From the first line of the data below, copy each line up to the one containing "import plotly.graph_objects as go", and include that line too.
[BEGIN DATA]
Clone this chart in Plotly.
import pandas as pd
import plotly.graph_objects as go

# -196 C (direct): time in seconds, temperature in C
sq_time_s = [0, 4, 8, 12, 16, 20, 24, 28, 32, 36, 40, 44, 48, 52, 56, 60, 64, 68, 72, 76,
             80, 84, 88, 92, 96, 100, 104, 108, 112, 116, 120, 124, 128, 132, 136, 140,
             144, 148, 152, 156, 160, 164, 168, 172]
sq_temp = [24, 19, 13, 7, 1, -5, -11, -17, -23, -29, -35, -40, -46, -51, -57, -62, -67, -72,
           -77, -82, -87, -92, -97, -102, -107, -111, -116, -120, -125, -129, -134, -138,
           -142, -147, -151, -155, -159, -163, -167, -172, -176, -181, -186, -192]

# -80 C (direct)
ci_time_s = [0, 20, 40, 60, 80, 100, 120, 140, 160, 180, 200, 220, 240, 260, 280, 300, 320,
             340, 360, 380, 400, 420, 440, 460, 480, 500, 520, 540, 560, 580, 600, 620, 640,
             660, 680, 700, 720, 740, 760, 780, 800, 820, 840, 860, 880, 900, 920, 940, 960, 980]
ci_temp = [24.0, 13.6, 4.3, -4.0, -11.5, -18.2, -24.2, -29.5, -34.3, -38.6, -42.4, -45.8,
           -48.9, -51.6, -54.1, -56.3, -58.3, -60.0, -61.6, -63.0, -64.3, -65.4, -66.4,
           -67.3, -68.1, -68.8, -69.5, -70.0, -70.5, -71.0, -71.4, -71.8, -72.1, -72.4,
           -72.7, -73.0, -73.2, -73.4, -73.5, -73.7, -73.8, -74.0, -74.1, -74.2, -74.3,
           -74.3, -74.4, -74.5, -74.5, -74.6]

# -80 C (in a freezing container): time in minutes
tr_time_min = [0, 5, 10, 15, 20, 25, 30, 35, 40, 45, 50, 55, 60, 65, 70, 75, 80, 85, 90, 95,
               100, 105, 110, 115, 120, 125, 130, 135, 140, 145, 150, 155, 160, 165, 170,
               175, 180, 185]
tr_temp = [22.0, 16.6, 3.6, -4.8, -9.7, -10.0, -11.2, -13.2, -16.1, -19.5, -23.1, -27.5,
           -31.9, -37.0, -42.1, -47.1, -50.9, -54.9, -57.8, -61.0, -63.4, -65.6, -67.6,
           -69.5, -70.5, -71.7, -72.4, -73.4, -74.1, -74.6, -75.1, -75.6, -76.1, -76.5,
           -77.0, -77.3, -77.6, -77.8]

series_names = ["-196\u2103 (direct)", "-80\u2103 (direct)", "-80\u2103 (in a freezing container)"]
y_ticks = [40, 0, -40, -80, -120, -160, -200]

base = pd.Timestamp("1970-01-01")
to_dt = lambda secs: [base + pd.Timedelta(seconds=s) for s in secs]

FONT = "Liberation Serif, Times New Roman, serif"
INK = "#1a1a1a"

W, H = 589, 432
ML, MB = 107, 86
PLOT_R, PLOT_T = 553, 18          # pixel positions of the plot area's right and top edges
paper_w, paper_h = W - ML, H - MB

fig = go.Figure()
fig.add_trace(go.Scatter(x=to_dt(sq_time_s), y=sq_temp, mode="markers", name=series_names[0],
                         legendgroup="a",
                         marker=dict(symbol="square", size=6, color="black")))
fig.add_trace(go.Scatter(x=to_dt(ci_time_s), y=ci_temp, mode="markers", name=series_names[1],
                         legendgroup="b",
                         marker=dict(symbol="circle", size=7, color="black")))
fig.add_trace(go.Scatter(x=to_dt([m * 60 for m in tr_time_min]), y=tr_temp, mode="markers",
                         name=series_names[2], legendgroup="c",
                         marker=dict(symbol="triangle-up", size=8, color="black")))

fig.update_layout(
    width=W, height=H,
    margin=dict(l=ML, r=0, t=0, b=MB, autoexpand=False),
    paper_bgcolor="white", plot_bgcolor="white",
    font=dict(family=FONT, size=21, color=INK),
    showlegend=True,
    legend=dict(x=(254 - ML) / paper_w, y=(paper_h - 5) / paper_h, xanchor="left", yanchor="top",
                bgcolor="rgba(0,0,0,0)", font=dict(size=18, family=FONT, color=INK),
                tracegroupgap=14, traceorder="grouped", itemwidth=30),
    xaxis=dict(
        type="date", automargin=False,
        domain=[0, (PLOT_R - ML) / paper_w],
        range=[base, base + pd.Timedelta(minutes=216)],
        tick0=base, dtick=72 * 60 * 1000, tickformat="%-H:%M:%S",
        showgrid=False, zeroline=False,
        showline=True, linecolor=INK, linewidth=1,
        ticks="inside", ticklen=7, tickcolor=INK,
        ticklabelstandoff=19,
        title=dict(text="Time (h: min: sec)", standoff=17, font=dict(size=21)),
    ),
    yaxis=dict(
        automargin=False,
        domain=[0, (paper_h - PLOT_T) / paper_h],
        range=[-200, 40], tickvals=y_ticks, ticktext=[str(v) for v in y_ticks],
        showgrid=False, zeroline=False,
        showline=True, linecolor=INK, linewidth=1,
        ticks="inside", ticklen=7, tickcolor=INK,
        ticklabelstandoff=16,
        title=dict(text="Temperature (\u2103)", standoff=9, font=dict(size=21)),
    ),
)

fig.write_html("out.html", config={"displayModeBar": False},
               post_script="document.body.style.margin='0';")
[END DATA]
OUTPUT FOR THIS EXERCISE:
Clone this chart in Plotly.
import pandas as pd
import plotly.graph_objects as go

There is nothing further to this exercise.